Friday, June 28, 2013

President Obama's Flimsy Case for Climate Change

    Shortly after President Obama gave his climate change speech at Georgetown University, the White House posted Fact Sheets to highlight the ostensible effects of climate change/extreme weather in all 50 states and Washington DC.  If the "facts" presented in Maryland's Fact Sheet are representative of the other fifty, the White House's case is embarrassingly flimsy.
    Each Fact Sheet begins with the same paragraph entitled "The Threat of Carbon Pollution" with broad generalizations about pollution, climate change, extreme weather, and the president's plan to reverse course.  Next comes a section entitled "The Impact of Pollution and Extreme Weather."  After a statistic about how many metric tons of carbon pollution each state produces per year comes this introduction/disclaimer:
Recent  incidents provide a reminder of the impacts to our public health and costs due to extreme weather in Maryland.  Although we cannot say that climate change is responsible for any individual event, climate change is already increasing our risks from these events. 
    The document then goes on to list five bullet points to bolster the case that "climate change is already increasing our risks from these events."  However, a closer look shows that the points are non sequiturs at best, and actually counter-arguments at worst:
 Hurricane Sandy effects in Maryland impacted 477 residences and required over $34 million in federal assistance in 23 counties and the City of Baltimore.  
 The cumulative cost of severe weather events in 2011 and 2012 was over $70 million. 
    Although viewed in isolation these figures might seem high, in 2003, Maryland's costs from Hurricane Isabel alone reached $100 million with 8,691 individual applications for aid approved by FEMA.  And in 1996, there were three weather-related disasters declared in Maryland in one year, though costs figures were not provided on the FEMA website.  2011 and 2012 were not exceptionally costly, let alone indicative of a trend.
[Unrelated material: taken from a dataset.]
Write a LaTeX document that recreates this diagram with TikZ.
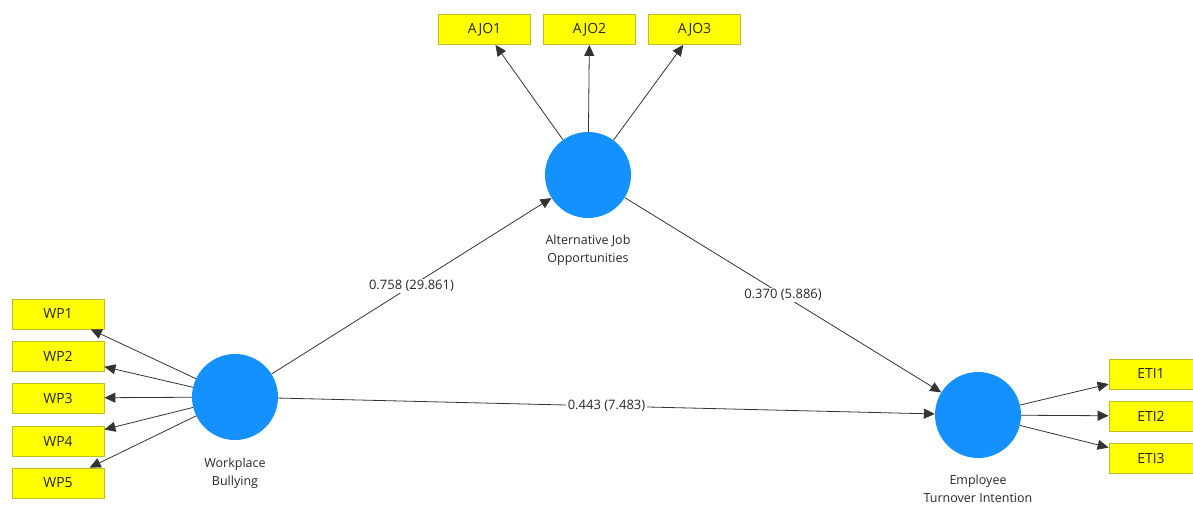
\documentclass[tikz,border=0pt]{standalone}
\usepackage{fontspec}
\setmainfont{Open Sans}
\usetikzlibrary{arrows.meta}
\definecolor{lvblue}{RGB}{20,145,255}
\definecolor{boxyellow}{RGB}{255,255,0}
\definecolor{boxborder}{RGB}{190,190,40}
\definecolor{txt}{RGB}{40,40,40}
\tikzset{
  latent/.style={circle,fill=lvblue,draw=none,minimum size=86pt,inner sep=0pt},
  indicator/.style={rectangle,fill=boxyellow,draw=boxborder,line width=0.8pt,minimum width=92pt,minimum height=30pt,inner sep=0pt,font=\fontsize{14}{16}\selectfont,text=txt},
  lvlabel/.style={align=center,font=\fontsize{12.5}{18}\selectfont,text=txt},
  arr/.style={-{Triangle[width=10pt,length=11pt]},line width=0.8pt,draw=black!80},
  coef/.style={fill=white,inner sep=1.5pt,font=\fontsize{13}{15}\selectfont,text=txt}
}
\begin{document}
\begin{tikzpicture}[x=1pt,y=-1pt]
\useasboundingbox (0,0) rectangle (1193,505);
% latent variables
\node[latent] (aj) at (588,175) {};
\node[latent] (wb) at (235,397) {};
\node[latent] (eti) at (978,415) {};
\node[lvlabel] (ajl) at (588,250) {Alternative Job\\Opportunities};
\node[lvlabel] (wbl) at (235,473) {Workplace\\Bullying};
\node[lvlabel] (etil) at (978,489) {Employee\\Turnover Intention};
% indicators
\node[indicator] (ajo1) at (484.5,29.5) {AJO1};
\node[indicator] (ajo2) at (589.5,29.5) {AJO2};
\node[indicator] (ajo3) at (694.5,29.5) {AJO3};
\node[indicator] (wp1) at (58,314) {WP1};
\node[indicator] (wp2) at (58,356) {WP2};
\node[indicator] (wp3) at (58,398) {WP3};
\node[indicator] (wp4) at (58,441) {WP4};
\node[indicator] (wp5) at (58,483) {WP5};
\node[indicator,minimum width=84pt] (eti1) at (1151,374) {ETI1};
\node[indicator,minimum width=84pt] (eti2) at (1151,416) {ETI2};
\node[indicator,minimum width=84pt] (eti3) at (1151,458) {ETI3};
% outer model
\foreach \b in {ajo1,ajo2,ajo3} \draw[arr] (aj) -- (\b);
\foreach \b in {wp1,wp2,wp3,wp4,wp5} \draw[arr] (wb) -- (\b);
\foreach \b in {eti1,eti2,eti3} \draw[arr] (eti) -- (\b);
% inner model
\draw[arr] (wb) -- node[coef] {0.758 (29.861)} (aj);
\draw[arr] (aj) -- node[coef] {0.370 (5.886)} (eti);
\draw[arr] (wb) -- node[coef] {0.443 (7.483)} (eti);
\end{tikzpicture}
\end{document}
 In Maryland, there were over 9,100 hospital admissions for asthma in 2011, with an average charge of close to $8,000 for each stay.
    This chart from a Centers for Disease Control report on asthma, however, shows that hospitalizations in the U.S. for  asthma have been trending down for 30 years:

 Changing temperature and precipitation patterns can affect the life cycle and distribution of insects, many of which transmit  disease that already pose problems to public health in Maryland.  In 2010, there were 1163 cases of Lyme disease in the state. 
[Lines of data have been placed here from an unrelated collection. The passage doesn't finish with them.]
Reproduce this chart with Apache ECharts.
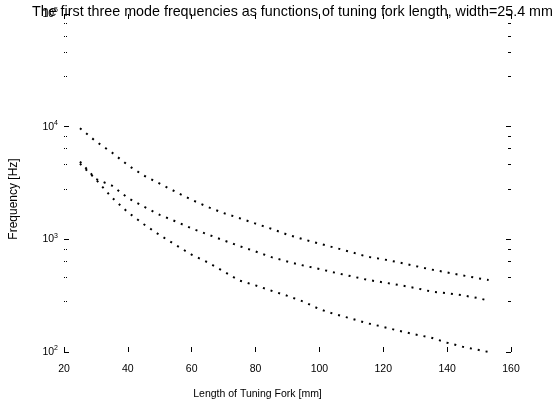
<!DOCTYPE html>
<html>
<head>
<meta charset="utf-8">
<script src="https://cdn.jsdelivr.net/npm/echarts@6/dist/echarts.min.js"></script>
<style>
html,body{margin:0;padding:0;background:#fff;}
#c{width:553px;height:409px;}
</style>
</head>
<body>
<div id="c"></div>
<script>
// Data
var titleText = 'The first three mode frequencies as functions of tuning fork length, width=25.4 mm';
var lengths = [25,30,35,40,45,50,55,60,65,70,75,80,85,90,95,100,105,110,115,120,125,130,135,140,145,150,153];
var mode3 = [9700,7400,5900,4550,3680,3120,2640,2240,1940,1710,1540,1380,1240,1100,1000,915,840,770,700,665,624,580,540,508,478,450,436];
var mode2 = [4900,3430,3000,2330,1950,1650,1440,1250,1105,980,870,780,695,635,585,545,505,470,437,415,393,370,344,332,318,300,285];
var mode1 = [4700,3400,2350,1740,1360,1090,890,730,625,520,430,390,350,315,280,240,216,198,180,167,154,143,134,121,111,104,100];
var xTicks = [20,40,60,80,100,120,140,160];
var yExponents = [2,3,4,5];

function pairs(xs, ys){ return xs.map(function(x,i){ return [x, ys[i]]; }); }

var chart = echarts.init(document.getElementById('c'));
var lineStyle = {color:'#000', width:2, type:[2,6]};
function mk(name, ys){
  return {name:name, type:'line', data:pairs(lengths, ys), showSymbol:false, symbol:'none',
    lineStyle:lineStyle, xAxisIndex:0, yAxisIndex:0, animation:false};
}
chart.setOption({
  animation:false,
  backgroundColor:'#fff',
  title:{text:titleText, left:27, top:0, textStyle:{fontFamily:'Liberation Sans', fontSize:14.3, fontWeight:'normal', color:'#000'}},
  grid:{left:61, right:42, top:14, bottom:57},
  xAxis:[{
    type:'value', min:xTicks[0], max:xTicks[xTicks.length-1], interval:20, position:'bottom',
    name:'Length of Tuning Fork [mm]', nameLocation:'middle', nameGap:37,
    nameTextStyle:{fontFamily:'Liberation Sans', fontSize:10.5, color:'#000', padding:[0,60,0,0]},
    axisLine:{show:false}, axisTick:{show:true, inside:true, length:5, lineStyle:{color:'#000'}},
    axisLabel:{fontFamily:'Liberation Sans', fontSize:10.5, color:'#000', margin:12},
    splitLine:{show:false}
  },{
    type:'value', min:xTicks[0], max:xTicks[xTicks.length-1], interval:20, position:'top',
    axisLine:{show:false}, axisTick:{show:true, inside:true, length:5, lineStyle:{color:'#000'}},
    axisLabel:{show:false}, splitLine:{show:false}
  }],
  yAxis:[{
    type:'log', logBase:10, min:Math.pow(10,yExponents[0]), max:Math.pow(10,yExponents[yExponents.length-1]), position:'left',
    name:'Frequency [Hz]', nameLocation:'middle', nameGap:44,
    nameTextStyle:{fontFamily:'Liberation Sans', fontSize:12, color:'#000', padding:[0,32,0,0]},
    axisLine:{show:false}, axisTick:{show:true, inside:true, length:5, lineStyle:{color:'#000'}},
    minorTick:{show:true, splitNumber:5, length:3, lineStyle:{color:'#000', type:'dotted'}},
    axisLabel:{fontFamily:'Liberation Sans', color:'#000', margin:6,
      formatter:function(v){ var e = Math.round(Math.log10(v)); return '{b|10}{s|'+e+'}'; },
      rich:{b:{fontSize:10.5, fontFamily:'Liberation Sans', color:'#000'}, s:{fontSize:7, fontFamily:'Liberation Sans', color:'#000', padding:[0,0,7,0]}}
    },
    splitLine:{show:false}
  },{
    type:'log', logBase:10, min:Math.pow(10,yExponents[0]), max:Math.pow(10,yExponents[yExponents.length-1]), position:'right',
    axisLine:{show:false}, axisTick:{show:true, inside:true, length:5, lineStyle:{color:'#000'}},
    minorTick:{show:true, splitNumber:5, length:3, lineStyle:{color:'#000'}},
    axisLabel:{show:false}, splitLine:{show:false}
  }],
  series:[mk('Mode 1', mode1), mk('Mode 2', mode2), mk('Mode 3', mode3)]
});
</script>
</body>
</html>
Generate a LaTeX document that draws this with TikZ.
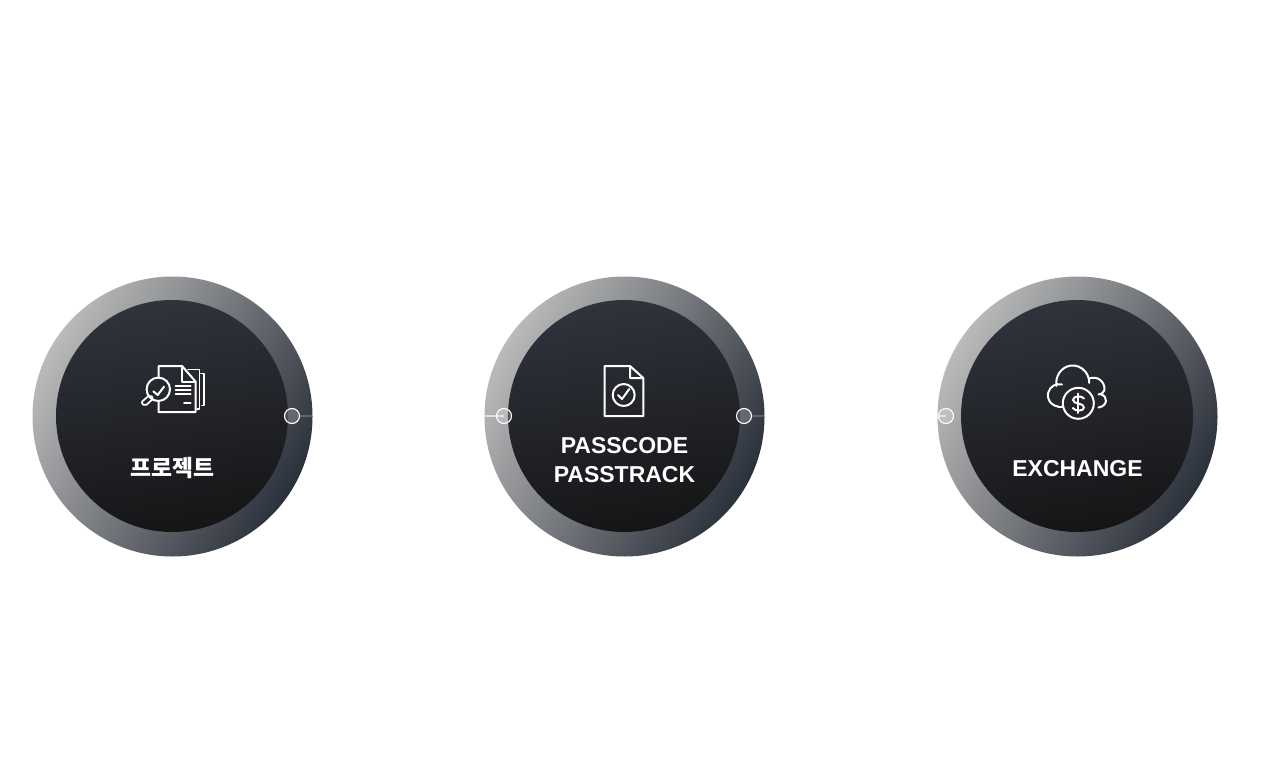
\documentclass[tikz,border=0pt]{standalone}
\usepackage{fontspec}
\setmainfont{Liberation Sans}
\newfontfamily\krfont{Noto Sans CJK KR}
\definecolor{ringA}{HTML}{BABABA}
\definecolor{ringB}{HTML}{2B313B}
\definecolor{discA}{HTML}{2F333C}
\definecolor{discB}{HTML}{151516}
\tikzset{
 ring/.style={circle,minimum size=280,inner sep=0,outer sep=0,shading=axis,left color=ringA,right color=ringB,shading angle=60},
 disc/.style={circle,minimum size=232,inner sep=0,outer sep=0,shading=axis,top color=discA,bottom color=discB,shading angle=10},
 port/.style={circle,minimum size=15,inner sep=0,outer sep=0,draw=white,line width=1.1pt,fill=white,fill opacity=0.2},
 wire/.style={draw=white,opacity=0.2,line width=1.3pt},
 wirelight/.style={draw=white,opacity=0.6,line width=1.3pt},
 icon/.style={draw=white,line width=2pt,line join=round,line cap=round},
 thinicon/.style={icon,line width=1.7pt},
 title/.style={text=white,font=\bfseries\fontsize{23}{29}\selectfont,align=center,inner sep=0},
}
\begin{document}
\begin{tikzpicture}[x=1pt,y=-1pt]
\useasboundingbox (0,0) rectangle (1269,768);
\fill[white] (0,0) rectangle (1269,768);
% circles
\node[ring] (r1) at (172.5,416.5) {};
\node[ring] (r2) at (624.5,416.5) {};
\node[ring] (r3) at (1077.5,416.5) {};
\node[disc] (d1) at (172,416) {};
\node[disc] (d2) at (624,416) {};
\node[disc] (d3) at (1077,416) {};
% ports and connectors
\node[port] (p1) at (292,416) {};
\node[port] (p2l) at (504,416) {};
\node[port] (p2r) at (744,416) {};
\node[port] (p3) at (946,416) {};
\coordinate (e1) at (312,416);
\coordinate (e2l) at (485,416);
\coordinate (e2r) at (764,416);
\coordinate (e3) at (938.5,416);
\draw[wire] (p1) -- (e1);
\draw[wirelight] (e2l) -- (p2l.center);
\draw[wire] (p2r) -- (e2r);
\draw[wirelight] (e3) -- (p3.center);
% titles
\node[title,font=\krfont\bfseries\fontsize{22.8}{29}\selectfont] (t1) at (172.5,467.5) {프로젝트};
\node[title] (t2) at (624.5,460) {PASSCODE\\PASSTRACK};
\node[title] (t3) at (1077.5,468.5) {EXCHANGE};
% icon 1
\draw[icon] (158.5,377.5) -- (158.5,366) -- (182,366) -- (195.5,381.5) -- (195.5,412) -- (158.5,412) -- (158.5,401);
\draw[icon] (182,366) -- (182,381.5) -- (195.5,381.5);
\draw[thinicon] (188,369.5) -- (199.5,369.5) -- (199.5,409) -- (197,409);
\draw[thinicon] (201,373.5) -- (203.7,373.5) -- (203.7,405.5) -- (202,405.5);
\draw[icon] (158.3,389.3) circle (11.7);
\draw[icon] (153.3,391.3) -- (157.7,395) -- (164,386.7);
\draw[thinicon,rounded corners=2pt] (149.8,394.8) -- (153.5,398.3) -- (145,406.2) -- (141,402.5) -- cycle;
\draw[thinicon] (175.5,385.7) -- (190.7,385.7) (175.5,390) -- (190.7,390) (175.5,394.3) -- (190.7,394.3) (184,403.3) -- (190.7,403.3);
% icon 2
\draw[icon] (630,366) -- (604.7,366) -- (604.7,416) -- (643.3,416) -- (643.3,378) -- (630,366) -- (630,378) -- (643.3,378);
\draw[icon] (623.7,395) circle (11);
\draw[icon] (618,395) -- (622,399) -- (629.3,389);
% icon 3
\draw[icon] (1056.5,386) arc (170:360:16.5 and 17.5);
\draw[icon] (1062,384.5) arc (285:95:11.2);
\draw[icon] (1058,406.6) -- (1063,406.6);
\draw[icon] (1089,378.5) .. controls (1097,375.5) and (1105,381) .. (1104.5,390) .. controls (1104,392) and (1102,394) .. (1098.5,394.5);
\draw[icon] (1101,394.5) .. controls (1108,396) and (1108,406) .. (1098.5,407.5);
\draw[icon] (1078.3,403.3) circle (15.5);
\draw[icon] (1084,398.5) .. controls (1082,395.5) and (1073,395.5) .. (1073,400) .. controls (1073,404.5) and (1084,402.5) .. (1084,407.5) .. controls (1084,411.5) and (1075,411.5) .. (1072.8,408);
\draw[icon] (1078.3,393.5) -- (1078.3,413);
\end{tikzpicture}
\end{document}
    However, just like the asthma statistics, the data on Lyme disease do not back up the White House assertions. Confirmed cases of Lyme disease have been flat for 10 years:

 In 2009, there were 407 emergency room visits in Maryland due to heat stress. 
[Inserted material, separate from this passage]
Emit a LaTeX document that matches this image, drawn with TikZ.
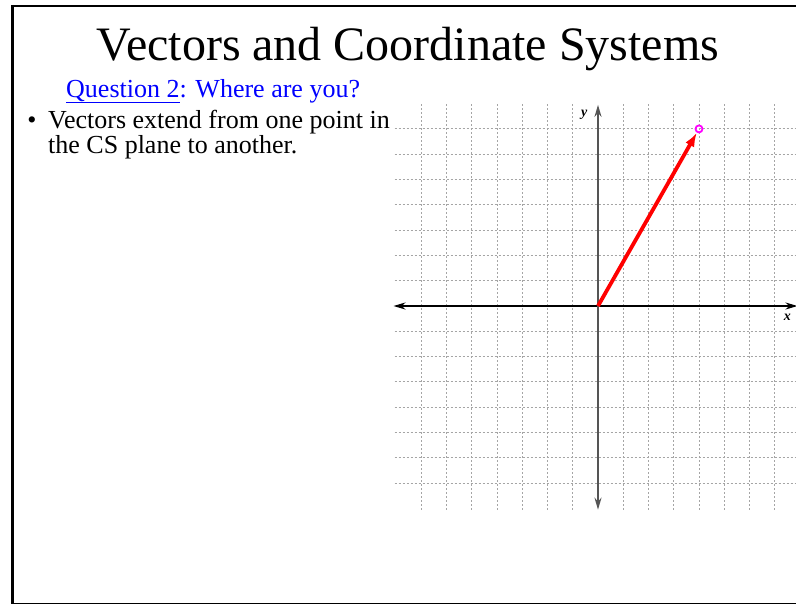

    The population of Maryland is nearly 6 million.  407 emergency room visits means that just over one of those six million residents per day was in the emergency room for heat stress.  Hardly a crisis, and no attempt is even made to link the statistic to extreme weather.
    The president's call for action on climate change seems to rely largely on anecdotes, statistics without context, and sheer volume of information.  If the situation is as dire as the president suggests, the White House should be able to come up with more convincing arguments than the easily debunked "facts" above.